> **Requirements**
Look for the line containing "Give me the matplotlib source for this chart." and the line containing "a_tphase_curv = -0.0108"; retype them and all lines between, exactly, and leave out the pictures.

> **Rows**
□ □ □ □

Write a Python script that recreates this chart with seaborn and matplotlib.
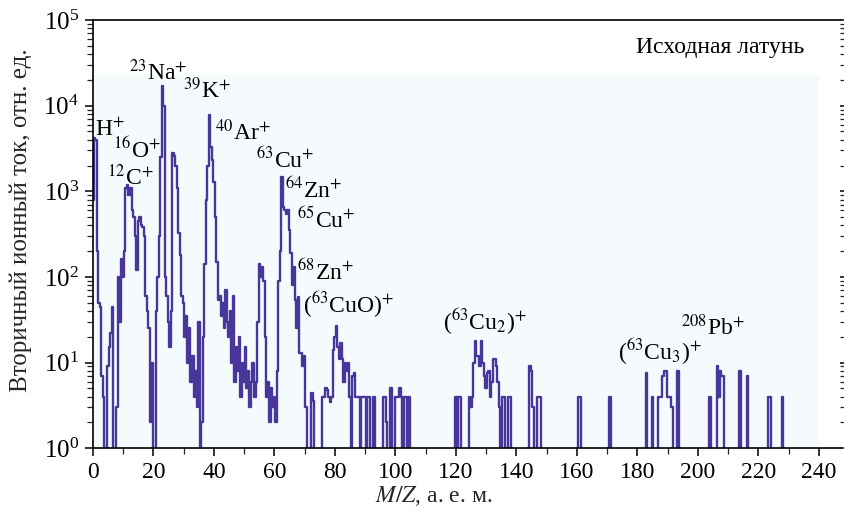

□ □ □ □

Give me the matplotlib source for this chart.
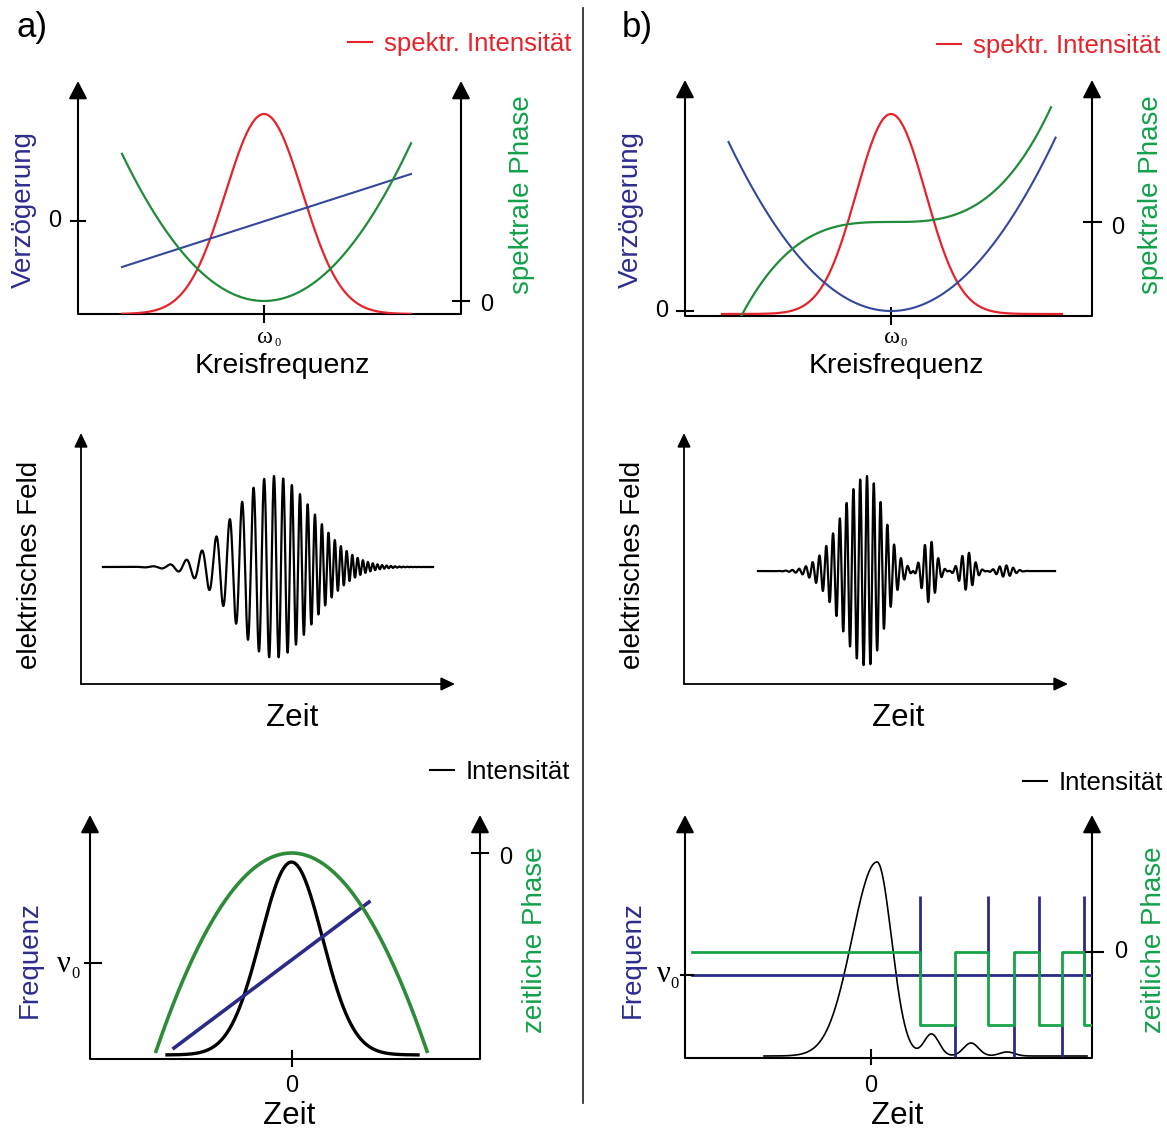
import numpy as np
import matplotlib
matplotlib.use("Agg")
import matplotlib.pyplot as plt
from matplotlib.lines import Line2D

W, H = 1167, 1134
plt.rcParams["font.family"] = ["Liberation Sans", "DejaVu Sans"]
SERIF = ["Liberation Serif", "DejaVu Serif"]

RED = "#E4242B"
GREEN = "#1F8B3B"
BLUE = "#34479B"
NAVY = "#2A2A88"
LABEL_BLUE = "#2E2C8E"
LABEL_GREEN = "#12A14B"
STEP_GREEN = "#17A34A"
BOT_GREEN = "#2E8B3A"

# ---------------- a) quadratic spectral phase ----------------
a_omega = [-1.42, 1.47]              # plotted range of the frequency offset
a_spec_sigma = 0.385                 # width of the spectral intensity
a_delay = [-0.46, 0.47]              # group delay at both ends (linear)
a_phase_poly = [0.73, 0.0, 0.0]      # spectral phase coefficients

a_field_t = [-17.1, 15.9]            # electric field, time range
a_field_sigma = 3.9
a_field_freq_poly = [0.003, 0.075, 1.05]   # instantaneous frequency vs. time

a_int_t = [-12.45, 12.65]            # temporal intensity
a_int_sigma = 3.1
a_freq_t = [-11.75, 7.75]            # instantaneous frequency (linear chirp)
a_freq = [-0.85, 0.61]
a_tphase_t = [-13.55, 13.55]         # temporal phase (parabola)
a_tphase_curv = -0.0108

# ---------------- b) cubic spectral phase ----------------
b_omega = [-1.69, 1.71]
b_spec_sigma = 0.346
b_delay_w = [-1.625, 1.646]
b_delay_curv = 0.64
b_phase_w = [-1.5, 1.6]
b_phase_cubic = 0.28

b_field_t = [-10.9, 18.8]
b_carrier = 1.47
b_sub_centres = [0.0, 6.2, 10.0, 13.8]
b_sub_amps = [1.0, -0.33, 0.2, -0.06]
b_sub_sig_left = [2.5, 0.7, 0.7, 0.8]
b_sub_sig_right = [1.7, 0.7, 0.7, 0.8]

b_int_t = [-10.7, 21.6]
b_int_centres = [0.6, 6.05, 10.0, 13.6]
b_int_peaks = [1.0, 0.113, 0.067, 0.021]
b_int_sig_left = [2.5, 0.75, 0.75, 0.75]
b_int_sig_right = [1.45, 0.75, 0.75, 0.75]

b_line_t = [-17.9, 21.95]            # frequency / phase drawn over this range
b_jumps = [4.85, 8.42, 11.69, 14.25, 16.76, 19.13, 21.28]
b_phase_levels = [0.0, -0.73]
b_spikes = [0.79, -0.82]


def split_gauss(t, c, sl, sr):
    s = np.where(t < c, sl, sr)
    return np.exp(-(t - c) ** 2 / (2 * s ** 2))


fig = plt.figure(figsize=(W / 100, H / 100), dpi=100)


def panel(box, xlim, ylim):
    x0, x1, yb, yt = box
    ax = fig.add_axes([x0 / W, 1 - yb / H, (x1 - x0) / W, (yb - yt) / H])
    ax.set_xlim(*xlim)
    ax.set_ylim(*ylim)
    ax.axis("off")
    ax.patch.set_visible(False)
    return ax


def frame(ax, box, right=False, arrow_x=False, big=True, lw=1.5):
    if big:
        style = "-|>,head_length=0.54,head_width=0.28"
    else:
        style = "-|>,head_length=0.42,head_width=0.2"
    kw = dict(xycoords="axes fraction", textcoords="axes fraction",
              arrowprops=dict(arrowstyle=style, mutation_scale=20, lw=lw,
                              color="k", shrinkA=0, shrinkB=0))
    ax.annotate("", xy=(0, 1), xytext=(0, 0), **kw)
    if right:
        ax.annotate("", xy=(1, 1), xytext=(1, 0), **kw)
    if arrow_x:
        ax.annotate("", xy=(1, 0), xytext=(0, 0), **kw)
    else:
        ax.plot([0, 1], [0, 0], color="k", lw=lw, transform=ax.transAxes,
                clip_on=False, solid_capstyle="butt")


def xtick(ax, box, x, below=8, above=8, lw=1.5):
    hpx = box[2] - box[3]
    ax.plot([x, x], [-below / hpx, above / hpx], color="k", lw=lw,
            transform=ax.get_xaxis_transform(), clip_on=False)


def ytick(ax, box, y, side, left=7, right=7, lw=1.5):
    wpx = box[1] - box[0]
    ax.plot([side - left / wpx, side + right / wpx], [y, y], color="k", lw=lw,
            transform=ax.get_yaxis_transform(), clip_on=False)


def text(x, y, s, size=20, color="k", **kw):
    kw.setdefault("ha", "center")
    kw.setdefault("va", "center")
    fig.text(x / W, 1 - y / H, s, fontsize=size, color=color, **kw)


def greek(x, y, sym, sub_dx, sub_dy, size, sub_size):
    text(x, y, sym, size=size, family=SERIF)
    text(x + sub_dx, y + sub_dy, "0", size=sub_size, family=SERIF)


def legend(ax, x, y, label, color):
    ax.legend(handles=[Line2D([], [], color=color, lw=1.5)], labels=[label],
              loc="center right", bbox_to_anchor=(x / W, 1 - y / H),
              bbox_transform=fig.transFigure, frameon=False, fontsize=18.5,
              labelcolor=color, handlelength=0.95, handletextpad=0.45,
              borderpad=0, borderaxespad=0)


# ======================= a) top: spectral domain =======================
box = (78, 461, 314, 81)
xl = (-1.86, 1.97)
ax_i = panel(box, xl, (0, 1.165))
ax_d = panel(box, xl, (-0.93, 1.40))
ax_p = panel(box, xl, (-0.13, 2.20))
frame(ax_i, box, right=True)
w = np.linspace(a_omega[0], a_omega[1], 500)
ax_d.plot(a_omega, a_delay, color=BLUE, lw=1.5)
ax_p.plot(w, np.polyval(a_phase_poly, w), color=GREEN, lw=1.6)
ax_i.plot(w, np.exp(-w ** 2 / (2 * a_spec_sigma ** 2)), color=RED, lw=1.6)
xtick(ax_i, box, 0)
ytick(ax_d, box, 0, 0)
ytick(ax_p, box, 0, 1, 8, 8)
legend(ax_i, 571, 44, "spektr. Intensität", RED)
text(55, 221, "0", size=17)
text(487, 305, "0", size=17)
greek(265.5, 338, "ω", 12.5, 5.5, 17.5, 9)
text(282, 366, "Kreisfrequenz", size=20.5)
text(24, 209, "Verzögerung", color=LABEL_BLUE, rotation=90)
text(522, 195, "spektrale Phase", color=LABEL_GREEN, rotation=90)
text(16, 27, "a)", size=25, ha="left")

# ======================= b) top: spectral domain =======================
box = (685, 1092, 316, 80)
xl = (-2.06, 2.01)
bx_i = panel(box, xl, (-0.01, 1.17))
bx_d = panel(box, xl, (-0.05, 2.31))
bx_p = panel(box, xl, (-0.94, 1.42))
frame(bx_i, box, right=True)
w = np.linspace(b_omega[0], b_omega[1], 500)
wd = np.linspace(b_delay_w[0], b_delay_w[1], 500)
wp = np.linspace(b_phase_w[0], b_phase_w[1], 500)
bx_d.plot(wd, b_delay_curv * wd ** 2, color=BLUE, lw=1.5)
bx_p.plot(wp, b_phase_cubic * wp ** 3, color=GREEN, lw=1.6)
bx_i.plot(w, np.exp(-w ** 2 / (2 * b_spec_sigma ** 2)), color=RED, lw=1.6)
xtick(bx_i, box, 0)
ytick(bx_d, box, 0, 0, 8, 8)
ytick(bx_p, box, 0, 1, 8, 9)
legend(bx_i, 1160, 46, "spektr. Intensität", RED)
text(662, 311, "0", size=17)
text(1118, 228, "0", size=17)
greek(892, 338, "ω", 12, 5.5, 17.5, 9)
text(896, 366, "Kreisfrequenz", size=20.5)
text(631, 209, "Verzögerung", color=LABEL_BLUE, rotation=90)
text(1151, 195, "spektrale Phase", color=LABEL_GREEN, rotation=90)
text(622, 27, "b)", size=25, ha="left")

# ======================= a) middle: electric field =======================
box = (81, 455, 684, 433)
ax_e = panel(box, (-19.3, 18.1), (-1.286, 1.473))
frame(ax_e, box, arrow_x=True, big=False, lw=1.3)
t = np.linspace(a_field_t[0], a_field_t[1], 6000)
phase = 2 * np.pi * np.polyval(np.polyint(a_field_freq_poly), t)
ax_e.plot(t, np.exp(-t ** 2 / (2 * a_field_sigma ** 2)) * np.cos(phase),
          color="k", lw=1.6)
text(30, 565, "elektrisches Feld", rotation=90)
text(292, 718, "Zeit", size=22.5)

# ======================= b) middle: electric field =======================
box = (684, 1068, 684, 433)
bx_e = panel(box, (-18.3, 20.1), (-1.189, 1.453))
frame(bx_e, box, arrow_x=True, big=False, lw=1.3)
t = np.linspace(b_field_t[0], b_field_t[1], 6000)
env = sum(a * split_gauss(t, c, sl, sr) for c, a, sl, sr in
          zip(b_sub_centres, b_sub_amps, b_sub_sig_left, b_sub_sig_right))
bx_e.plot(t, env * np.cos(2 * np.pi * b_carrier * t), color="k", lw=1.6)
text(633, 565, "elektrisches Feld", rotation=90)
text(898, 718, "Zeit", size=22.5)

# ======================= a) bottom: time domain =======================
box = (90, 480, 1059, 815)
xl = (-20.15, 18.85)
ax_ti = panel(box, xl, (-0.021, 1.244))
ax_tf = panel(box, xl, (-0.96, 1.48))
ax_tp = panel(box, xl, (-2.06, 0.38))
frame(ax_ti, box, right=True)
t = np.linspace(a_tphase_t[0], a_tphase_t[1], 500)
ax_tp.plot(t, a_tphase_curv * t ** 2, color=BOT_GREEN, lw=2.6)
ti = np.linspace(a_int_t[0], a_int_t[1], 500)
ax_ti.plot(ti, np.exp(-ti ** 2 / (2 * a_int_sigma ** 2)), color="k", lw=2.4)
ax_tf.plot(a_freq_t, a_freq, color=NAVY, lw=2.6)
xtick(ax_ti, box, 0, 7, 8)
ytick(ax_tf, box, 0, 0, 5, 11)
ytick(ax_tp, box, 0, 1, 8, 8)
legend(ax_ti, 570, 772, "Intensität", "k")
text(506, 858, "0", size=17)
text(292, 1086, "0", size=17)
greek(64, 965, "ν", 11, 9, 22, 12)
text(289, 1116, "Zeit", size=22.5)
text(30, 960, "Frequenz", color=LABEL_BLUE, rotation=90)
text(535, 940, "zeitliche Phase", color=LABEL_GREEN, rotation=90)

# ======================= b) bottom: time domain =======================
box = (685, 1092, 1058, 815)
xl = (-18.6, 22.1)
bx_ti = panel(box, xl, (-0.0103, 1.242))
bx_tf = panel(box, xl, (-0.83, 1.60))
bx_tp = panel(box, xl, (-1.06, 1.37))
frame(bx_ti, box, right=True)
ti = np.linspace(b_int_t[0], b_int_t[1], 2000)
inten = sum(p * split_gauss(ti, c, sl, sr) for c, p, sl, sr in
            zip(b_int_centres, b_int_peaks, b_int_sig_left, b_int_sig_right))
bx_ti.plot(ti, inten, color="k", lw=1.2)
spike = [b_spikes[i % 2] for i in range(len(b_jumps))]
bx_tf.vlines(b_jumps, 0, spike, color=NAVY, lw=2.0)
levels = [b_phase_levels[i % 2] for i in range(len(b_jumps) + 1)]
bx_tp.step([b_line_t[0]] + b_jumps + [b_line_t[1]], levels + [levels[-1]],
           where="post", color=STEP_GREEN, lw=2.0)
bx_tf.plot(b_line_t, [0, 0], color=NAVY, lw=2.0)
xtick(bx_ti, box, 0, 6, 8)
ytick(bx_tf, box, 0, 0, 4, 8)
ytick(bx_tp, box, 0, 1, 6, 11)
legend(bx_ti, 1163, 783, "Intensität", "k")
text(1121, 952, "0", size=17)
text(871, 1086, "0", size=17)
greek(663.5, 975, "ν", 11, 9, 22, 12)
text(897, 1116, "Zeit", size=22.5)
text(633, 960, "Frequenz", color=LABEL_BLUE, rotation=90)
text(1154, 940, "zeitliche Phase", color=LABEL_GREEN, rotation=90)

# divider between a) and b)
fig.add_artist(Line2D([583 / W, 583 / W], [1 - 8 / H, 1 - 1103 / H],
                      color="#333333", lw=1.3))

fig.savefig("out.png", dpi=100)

□ □ □ □

> **Task answer**
Give me the matplotlib source for this chart.
import numpy as np
import matplotlib
matplotlib.use("Agg")
import matplotlib.pyplot as plt
from matplotlib.lines import Line2D

W, H = 1167, 1134
plt.rcParams["font.family"] = ["Liberation Sans", "DejaVu Sans"]
SERIF = ["Liberation Serif", "DejaVu Serif"]

RED = "#E4242B"
GREEN = "#1F8B3B"
BLUE = "#34479B"
NAVY = "#2A2A88"
LABEL_BLUE = "#2E2C8E"
LABEL_GREEN = "#12A14B"
STEP_GREEN = "#17A34A"
BOT_GREEN = "#2E8B3A"

# ---------------- a) quadratic spectral phase ----------------
a_omega = [-1.42, 1.47]              # plotted range of the frequency offset
a_spec_sigma = 0.385                 # width of the spectral intensity
a_delay = [-0.46, 0.47]              # group delay at both ends (linear)
a_phase_poly = [0.73, 0.0, 0.0]      # spectral phase coefficients

a_field_t = [-17.1, 15.9]            # electric field, time range
a_field_sigma = 3.9
a_field_freq_poly = [0.003, 0.075, 1.05]   # instantaneous frequency vs. time

a_int_t = [-12.45, 12.65]            # temporal intensity
a_int_sigma = 3.1
a_freq_t = [-11.75, 7.75]            # instantaneous frequency (linear chirp)
a_freq = [-0.85, 0.61]
a_tphase_t = [-13.55, 13.55]         # temporal phase (parabola)
a_tphase_curv = -0.0108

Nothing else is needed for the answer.